At issue are two bills the ISAA—a grassroots gun-rights organization founded by Pruitt in 2012—hopes to bring attention to in the Idaho Legislature—one dealing with the “Castle Doctrine” and the other dealing with the residency requirement for permitless carry. 

The Castle Doctrine, introduced in a bill by Representative Zito, would modify existing law to shift the burden of proof from homeowners to criminals in cases involving deadly force with a firearm.

The other bill, introduced by Representative Karey Hanks of Idaho’s 35th District, seeks to overturn the residency requirement for permitless carry, which became law in 2016. Also known as “Constitutional Carry,” the law allows Idaho residents to conceal carry handguns without applying for a permit through the Sheriff’s office. However, the law still prohibits residents from other states from concealed carrying within Idaho city limits without a state-issued permit.

Both bills need cosponsors to move forward in the House. 

“We’re going to keep going until Idaho is the most pro-2nd Amendment state in the country,” Pruitt said. 

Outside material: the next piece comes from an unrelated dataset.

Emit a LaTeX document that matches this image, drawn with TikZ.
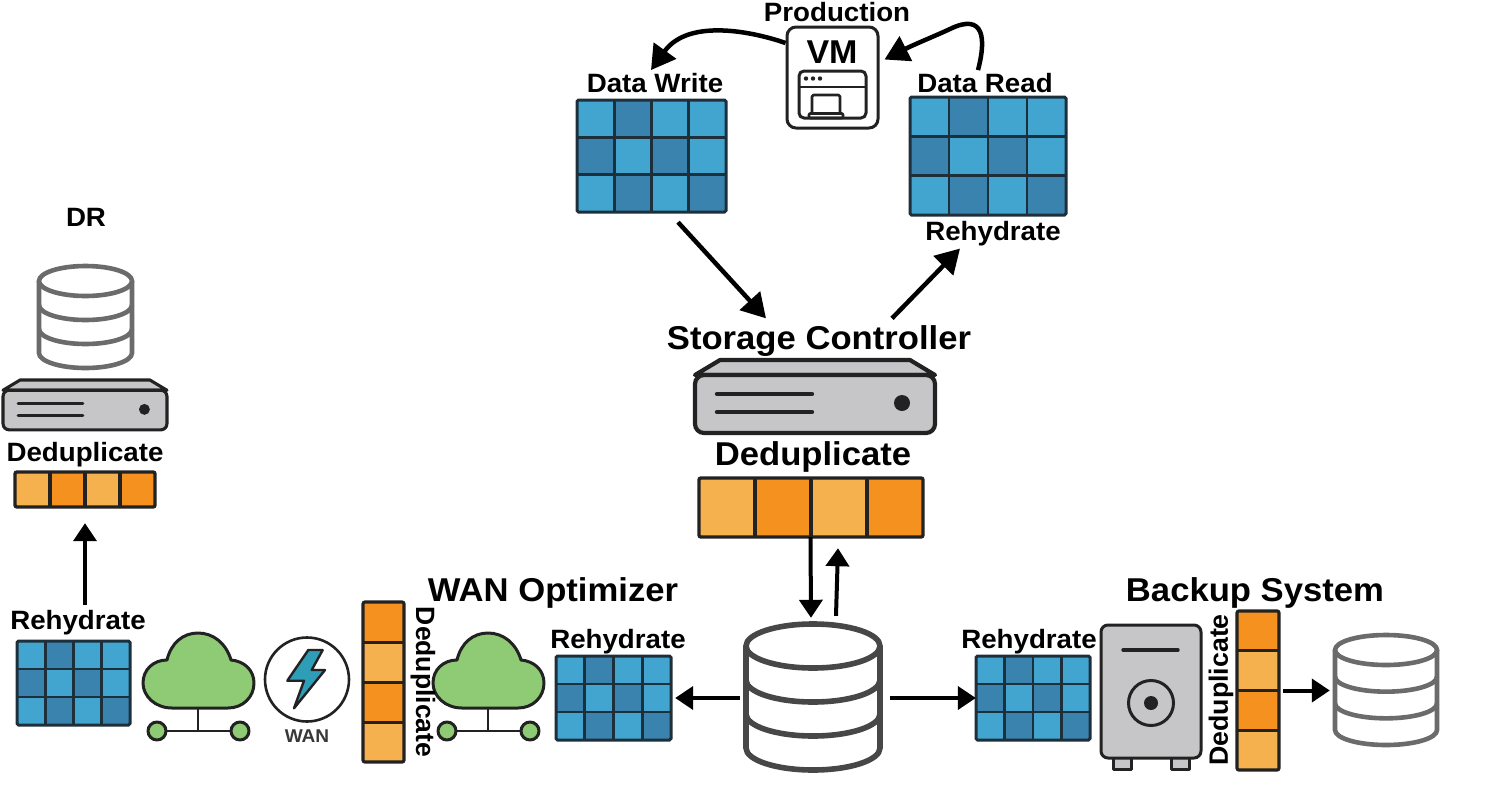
\documentclass[tikz,border=0pt]{standalone}
\usepackage{fontspec}
\setmainfont{Liberation Sans}
\usetikzlibrary{arrows.meta}
\definecolor{cellL}{HTML}{42A5CF}
\definecolor{cellD}{HTML}{3A83AE}
\definecolor{gridline}{HTML}{1E2F3C}
\definecolor{orL}{HTML}{F6B14F}
\definecolor{orD}{HTML}{F5921F}
\definecolor{steel}{HTML}{C6C6C8}
\definecolor{ink}{HTML}{222222}
\definecolor{leaf}{HTML}{8FCA74}
\definecolor{bolt}{HTML}{2E9DB8}
\tikzset{
  arr/.style={line width=4.5pt,-{Triangle[length=24pt,width=27pt]},black},
  arrs/.style={line width=4pt,-{Triangle[length=18pt,width=23pt]},black},
  smalllab/.style={inner sep=0pt,font=\fontsize{26.5}{26.5}\selectfont\bfseries},
  largelab/.style={inner sep=0pt,font=\fontsize{33}{33}\selectfont\bfseries},
  outlined/.style={draw=ink,line width=3pt,line join=round},
  hold/.style={inner sep=0pt,draw=none},
}
% name, x0, y0, width, height
\newcommand\datagrid[5]{%
  \begin{scope}[shift={(#2,#3)},x=#4pt/4,y=-#5pt/3]
    \node[hold,minimum width=#4pt,minimum height=#5pt] (#1) at (2,1.5) {};
    \foreach \c/\r/\k in {0/0/cellL,1/0/cellD,2/0/cellL,3/0/cellL,
                          0/1/cellD,1/1/cellL,2/1/cellD,3/1/cellL,
                          0/2/cellL,1/2/cellD,2/2/cellL,3/2/cellD}
      \path[fill=\k] (\c,\r) rectangle (\c+1,\r+1);
    \draw[gridline,line width=2.8pt] (1,0)--(1,3) (2,0)--(2,3) (3,0)--(3,3) (0,1)--(4,1) (0,2)--(4,2);
    \draw[gridline,line width=3pt,rounded corners=1.5pt] (0,0) rectangle (4,3);
  \end{scope}}
\newcommand\orangeH[5]{%
  \begin{scope}[shift={(#2,#3)},x=#4pt/4,y=-#5pt]
    \node[hold,minimum width=#4pt,minimum height=#5pt] (#1) at (2,.5) {};
    \foreach \c/\k in {0/orL,1/orD,2/orL,3/orD} \path[fill=\k] (\c,0) rectangle (\c+1,1);
    \draw[ink,line width=3.2pt] (1,0)--(1,1) (2,0)--(2,1) (3,0)--(3,1);
    \draw[ink,line width=3.4pt,rounded corners=2pt] (0,0) rectangle (4,1);
  \end{scope}}
\newcommand\orangeV[5]{%
  \begin{scope}[shift={(#2,#3)},x=#4pt,y=-#5pt/4]
    \node[hold,minimum width=#4pt,minimum height=#5pt] (#1) at (.5,2) {};
    \foreach \r/\k in {0/orD,1/orL,2/orD,3/orL} \path[fill=\k] (0,\r) rectangle (1,\r+1);
    \draw[ink,line width=3pt] (0,1)--(1,1) (0,2)--(1,2) (0,3)--(1,3);
    \draw[ink,line width=3.2pt,rounded corners=2pt] (0,0) rectangle (1,4);
  \end{scope}}
% name, cx, top, width, height, ry, colour, line width
\newcommand\dbstack[8]{%
  \begin{scope}[shift={(#2,#3)}]
    \pgfmathsetmacro\hw{#4/2}
    \pgfmathsetmacro\stp{(#5-2*#6)/3}
    \node[hold,minimum width=#4pt,minimum height=#5pt] (#1) at (0,#5/2) {};
    \begin{scope}[draw=#7,line width=#8pt]
      \draw[fill=white] (-\hw,#6) -- (-\hw,#5-#6) arc[x radius=\hw,y radius=-#6,start angle=180,end angle=360] -- (\hw,#6);
      \draw[fill=white] (0,#6) ellipse[x radius=\hw,y radius=#6];
      \draw (-\hw,#6+\stp) arc[x radius=\hw,y radius=-#6,start angle=180,end angle=360];
      \draw (-\hw,#6+2*\stp) arc[x radius=\hw,y radius=-#6,start angle=180,end angle=360];
    \end{scope}
  \end{scope}}
% name, cx, top, scale
\newcommand\serverbox[4]{%
  \begin{scope}[shift={(#2,#3)},x=#4pt,y=-#4pt]
    \node[hold,minimum width=240*#4pt,minimum height=73*#4pt] (#1) at (0,36.5) {};
    \draw[draw=ink,line width=3.4*#4pt+.8pt,fill=steel,line join=round] (-95,0) -- (95,0) -- (120,15) -- (-120,15) -- cycle;
    \draw[draw=ink,line width=3.4*#4pt+.8pt,fill=steel,rounded corners=9*#4pt] (-120,15) rectangle (120,73);
    \draw[ink,line width=4.4*#4pt,line cap=round] (-98,34)--(-3,34) (-98,52)--(-3,52);
    \fill[ink] (87,43) circle[radius=8];
  \end{scope}}
\newcommand\cloudicon[2]{%
  \begin{scope}[shift={(#2,0)}]
    \node[hold,minimum width=111pt,minimum height=75pt] (#1) at (198.5,670.5) {};
    \draw[ink,line width=2.6pt] (198,708) -- (198,731) (157,731) -- (240,731);
    \draw[outlined,fill=leaf] (172,708) .. controls (155,708) and (143,696) .. (143,683)
      .. controls (143,670) and (153,660) .. (167,660)
      .. controls (171,643) and (183,633) .. (198,633)
      .. controls (213,633) and (226,643) .. (231,660)
      .. controls (244,661) and (254,670) .. (254,683)
      .. controls (254,697) and (243,708) .. (228,708) -- cycle;
    \draw[outlined,fill=leaf] (157,731) circle[radius=9] (240,731) circle[radius=9];
  \end{scope}}
\newcommand\smtxt[1]{\scalebox{1.045}[1]{#1}}
\newcommand\lgtxt[1]{\scalebox{1.05}[1]{#1}}
\begin{document}
\begin{tikzpicture}[x=1pt,y=-1pt]
\useasboundingbox (0,0) rectangle (1500,785);
\path[fill=white] (0,0) rectangle (1500,785);

% data grids
\datagrid{dw}{577}{100}{149}{112}
\datagrid{dr}{910}{97}{156}{118}
\datagrid{gl}{17}{641}{113}{84}
\datagrid{gw}{556}{656}{115}{84}
\datagrid{gb}{976}{656}{114}{84}
% deduplicate bars
\orangeH{bc}{699}{478}{224}{59}
\orangeH{bl}{15}{472}{140}{35}
\orangeV{bw}{363}{602}{41}{160}
\orangeV{bb}{1237}{611}{42}{159}
% databases
\dbstack{dbl}{85.5}{266}{93}{102}{15}{black!58}{4.6}
\dbstack{dbc}{813}{624}{134}{146}{22}{black!72}{5.6}
\dbstack{dbb}{1386}{635}{102}{110}{15}{black!58}{4.6}
% servers
\serverbox{sc}{815}{360}{1}
\serverbox{sl}{85}{380}{.683}

% VM
\node[hold,draw=ink,line width=3pt,rounded corners=9pt,minimum width=91pt,minimum height=101pt] (vm) at (832.5,77.5) {};
\node[smalllab,font=\fontsize{33}{33}\selectfont\bfseries] (vmt) at (832,52) {\scalebox{1.03}[1]{VM}};
\draw[outlined,rounded corners=5pt] (799,71) rectangle (866,118);
\draw[ink,line width=2.6pt] (799,87) -- (866,87);
\fill[ink] (806,78.5) circle[radius=2.2] (813,78.5) circle[radius=2.2] (820,78.5) circle[radius=2.2];
\draw[outlined,line width=2.6pt,rounded corners=1.5pt] (812,114) -- (812,95) -- (840,95) -- (840,114);
\draw[outlined,line width=2.6pt,rounded corners=1pt] (809,113.5) rectangle (843,118);

% clouds
\cloudicon{cl}{0}
\cloudicon{cw}{290}

% WAN
\node[hold,draw=ink,line width=2.6pt,circle,minimum size=84pt] (wanc) at (307,679.5) {};
\draw[draw=ink,line width=2.4pt,fill=bolt,line join=round] (308.3,650) -- (322.7,650) -- (311.7,670) -- (325,670) -- (294,708.3) -- (304,680.7) -- (287.3,680.7) -- cycle;
\node[inner sep=0pt,text=black!78,font=\fontsize{18.5}{18.5}\selectfont\bfseries] (wanl) at (307,736) {\scalebox{1.03}[1]{WAN}};

% backup safe
\draw[outlined,fill=steel] (1113,757) rectangle (1131,769.5);
\draw[outlined,fill=steel] (1171,757) rectangle (1189,769.5);
\node[hold,draw=ink,line width=3pt,fill=steel,rounded corners=7pt,minimum width=100pt,minimum height=133pt] (safe) at (1151,691.5) {};
\draw[ink,line width=3.4pt,line cap=round] (1123,650) -- (1178,650);
\draw[ink,line width=3pt] (1151,703) circle[radius=22.5];
\fill[ink] (1151,703) circle[radius=7];

% labels
\node[smalllab] (lprod) at (837,12) {\smtxt{Production}};
\node[smalllab] (lw) at (655,83) {\smtxt{Data Write}};
\node[smalllab] (lr) at (985,83) {\smtxt{Data Read}};
\node[smalllab] (lrh) at (993,234) {\smtxt{Rehydrate}};
\node[smalllab] (ldr) at (86,217) {\smtxt{DR}};
\node[smalllab] (lded) at (85,455) {\smtxt{Deduplicate}};
\node[smalllab] (lrl) at (78,623) {\smtxt{Rehydrate}};
\node[smalllab] (lrw) at (618,642) {\smtxt{Rehydrate}};
\node[smalllab] (lrb) at (1029,642) {\smtxt{Rehydrate}};
\node[smalllab,rotate=-90] (ldw) at (423,682) {Deduplicate};
\node[smalllab,rotate=90] (ldb) at (1221,690) {\scalebox{1.01}[1]{Deduplicate}};
\node[largelab] (lsc) at (819,341) {\lgtxt{Storage Controller}};
\node[largelab] (ldc) at (813,457) {\lgtxt{Deduplicate}};
\node[largelab] (lwan) at (553,593) {\lgtxt{WAN Optimizer}};
\node[largelab] (lbak) at (1255,593) {\lgtxt{Backup System}};

% connectors
\draw[arr] ([yshift=34.5pt]vm.west) .. controls (760,34) and (690,16) .. ([xshift=-4pt,yshift=3pt]lw.north);
\draw[arr] ([xshift=-7pt,yshift=3pt]lr.north) .. controls (986,40) and (985,12) .. (950,29) .. controls (935,36) and (915,44) .. ([xshift=5pt,yshift=18pt]vm.east);
\draw[arr] ([xshift=26.5pt,yshift=-10pt]dw.south) -- ([xshift=-53pt,yshift=7pt]lsc.north);
\draw[arr] ([xshift=73pt,yshift=7pt]lsc.north) -- ([xshift=-33pt,yshift=-2pt]lrh.south);
\draw[arrs] ([xshift=7pt,yshift=5pt]lrl.north) -- ([yshift=-16pt]bl.south);
\draw[arrs] ([xshift=-.5pt]bc.south) -- ([xshift=-2pt,yshift=6pt]dbc.north);
\draw[arrs] ([xshift=23pt,yshift=8pt]dbc.north) -- ([xshift=27pt,yshift=-11pt]bc.south);
\draw[arrs] ([xshift=-6pt]dbc.west |- gw.east) -- ([xshift=4pt]gw.east);
\draw[arrs] ([xshift=10pt]dbc.east |- gb.west) -- (gb.west);
\draw[arrs] ([xshift=4pt]bb.east) -- ([xshift=-5pt]dbb.west |- bb.east);
\end{tikzpicture}
\end{document}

Representative Zito told the crowd that her support for the Castle Doctrine stems from an incident some years ago when she was forced to brandish a firearm to defend herself and her 11 year-old daughter. Two men, she said, ran her truck off the road and attempted to enter her vehicle.

“I locked the doors and held up my gun, and he knew that if he tried to open that door, that would be the last thing he ever did,” Zito said. 

Kyler Waddell, a student at BYU-Idaho, showed up at the rally in hopes of the Castle Doctrine becoming law. 

“I feel like, if your life is in danger or if they’re even harming your property at all, if you feel the need, you should be able protect your house and yourself,” Waddell said. 

The rally drew people of all ages, including families with children and high school students. Zion Nichols, a student at Middleton High School, disagreed that people from other states should be barred from concealed carrying in Idaho cities without a permit.

“It’s ridiculous that, just because the city limits are here, that doesn’t make an invisible wall that you can’t conceal carry a weapon,” Nichols said. 

Jason Dovel, a construction management major, said he grew up in California and use to feel uncomfortable around guns. These days, however, he not only wears a handgun on his side as often as he can but also fights against legislation that would infringe on the 2nd Amendment. 

“I’m an active member of the Ada County militia, and I support all the 2nd Amendment legislation we can get through,” he said. 

Dovel finds it disappointing that more students aren’t involved in gun issues.

“If you’re on the fence about the 2nd Amendment, that means you’re on the fence about the Constitution,” said Dovel. “You either let it go and people are going to trample all over the 2nd Amendment, or you stand up and do something about it. Either way, you’re getting what you want by your actions.”